If Reeves is prepared to be bold, and if she is prepared to take the blows she will receive for misleading the electorate, then there is room for her to do both. On debt, the Chancellor of the Exchequer has promised to stick to the budget rule that the previous government imposed on itself, namely that the ratio of government debt to GDP must fall within five years, while the ratio of the budget deficit to GDP, currently over 4%, must fall to 3% within the same period.

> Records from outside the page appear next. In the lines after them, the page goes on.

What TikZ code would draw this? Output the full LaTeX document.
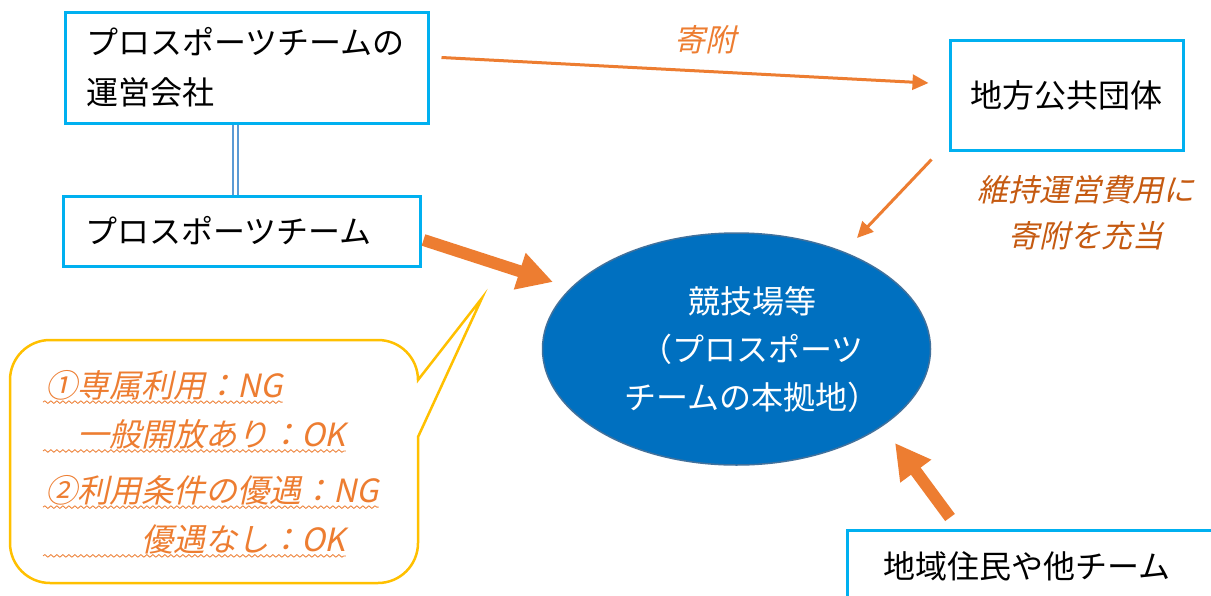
\documentclass[tikz,border=0pt]{standalone}
\usepackage{fontspec}
\setmainfont{Noto Sans CJK JP}
\newfontfamily\jpit[FakeSlant=0.22]{Noto Sans CJK JP}
\usetikzlibrary{arrows.meta,shapes.geometric,decorations.pathmorphing}
\definecolor{boxblue}{HTML}{00B0F0}
\definecolor{orng}{HTML}{ED7D31}
\definecolor{dkorng}{HTML}{C55A11}
\definecolor{ellfill}{HTML}{0070C0}
\definecolor{ellline}{HTML}{41719C}
\definecolor{dblblue}{HTML}{5B9BD5}
\definecolor{calloutc}{HTML}{FFC000}
\begin{document}
\begin{tikzpicture}[x=1pt,y=-1pt,
  box/.style={draw=boxblue,line width=3pt,rectangle,inner sep=0pt,font=\fontsize{32}{50}\selectfont},
  ell/.style={ellipse,draw=ellline,line width=1.5pt,fill=ellfill,inner sep=0pt,minimum width=388pt,minimum height=232pt},
  etext/.style={text=white,align=center,font=\fontsize{32}{48}\selectfont},
  itlabel/.style={align=center,font=\jpit\fontsize{31}{46}\selectfont},
  thinarrow/.style={draw=orng,line width=3pt,-{Triangle[length=16pt,width=15pt]}},
  thickarrow/.style={draw=orng,line width=12pt,-{Triangle[length=35pt,width=36pt]}},
  dbl/.style={draw=dblblue,double=white,double distance=3pt,line width=2pt},
  callout/.style={draw=calloutc,line width=2.5pt,fill=white},
  ctext/.style={anchor=west,inner sep=0pt,text=orng,font=\jpit\fontsize{32}{40}\selectfont},
  wavy/.style={draw=orng,line width=0.8pt,decorate,decoration={snake,segment length=6pt,amplitude=1.3pt}}
]
\useasboundingbox (0,0) rectangle (1211,595);
\fill[white] (0,0) rectangle (1211,595);
\clip (0,0) rectangle (1211,595);

% boxes
\node[box,minimum width=363pt,minimum height=111pt,text width=321pt,align=left] (b1) at (246.5,67.5) {プロスポーツチームの\\運営会社};
\node[box,minimum width=357pt,minimum height=70pt,text width=313pt,align=left] (b2) at (241.5,231) {プロスポーツチーム};
\node[box,minimum width=233pt,minimum height=110pt,align=center] (b3) at (1066.5,95) {地方公共団体};
\node[box,minimum width=383pt,minimum height=72pt,text width=311pt,align=left] (b4) at (1038.5,566) {地域住民や他チーム};

% ellipse
\node[ell] (e) at (736.5,349) {};
\node[etext] (et) at (752,350) {競技場等\\（プロスポーツ\\チームの本拠地）};

% double line
\draw[dbl] ([xshift=-11.5pt]b1.south) -- ([xshift=-11.5pt]b1.south |- b2.north);

% donation arrow
\draw[thinarrow] ([shift={(12,-10)}]b1.east) -- ([shift={(-20,-12)}]b3.west);
\node[itlabel,text=orng] (l1) at (705,40) {寄附};

% maintenance arrow
\draw[thinarrow] ([shift={(-17,8)}]b3.south west) -- ([shift={(120.5,-111)}]e.center);
\node[itlabel,text=dkorng] (l2) at (1086,213) {維持運営費用に\\寄附を充当};

% thick arrows
\draw[thickarrow] ([shift={(2,9)}]b2.east) -- ([shift={(-183.5,-67)}]e.center);
\draw[thickarrow] ([shift={(-88.5,-11)}]b4.north) -- ([shift={(158.5,94)}]e.center);

% callout
\draw[callout] (50,340) -- (378,340) arc[start angle=90,end angle=0,radius=40pt]
  -- (482,298) -- (418,437) -- (418,543) arc[start angle=0,end angle=-90,radius=40pt]
  -- (50,583) arc[start angle=270,end angle=180,radius=40pt]
  -- (10,380) arc[start angle=180,end angle=90,radius=40pt] -- cycle;

\node[ctext] (c1) at (45,385) {①専属利用：NG};
\node[ctext] (c2) at (45,434) {　一般開放あり：OK};
\node[ctext] (c3) at (45,490) {②利用条件の優遇：NG};
\node[ctext] (c4) at (45,539) {　　　優遇なし：OK};
\foreach \c in {c1,c2,c3,c4}{
  \draw[wavy] ([shift={(-2,2)}]\c.south west) -- ([shift={(0,2)}]\c.south east);
}
\end{tikzpicture}
\end{document}
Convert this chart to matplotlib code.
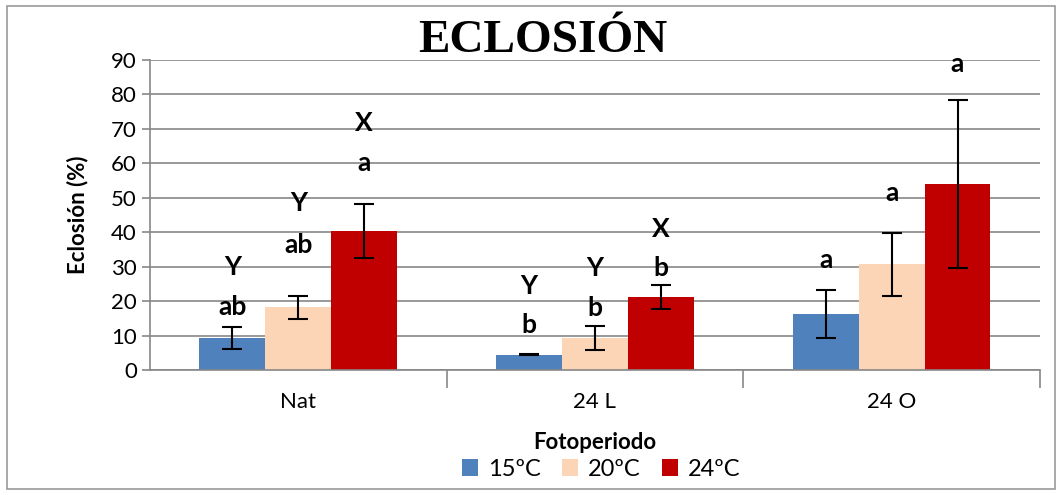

While such targets have the merit of communicating stability and predictability to investors, and thus preventing the panic of “Liz Truss moments” — a term that has become forever part of the economic lexicon — they can also lead to perverse outcomes. Germany’s strict adherence to its debt brakes has, in the midst of recessions of the kind it is currently experiencing, forced the government to take procyclical measures that deepen the recession: as the economy shrinks, the government has to cut spending, and as the government cuts spending, aggregate demand falls and the recession deepens.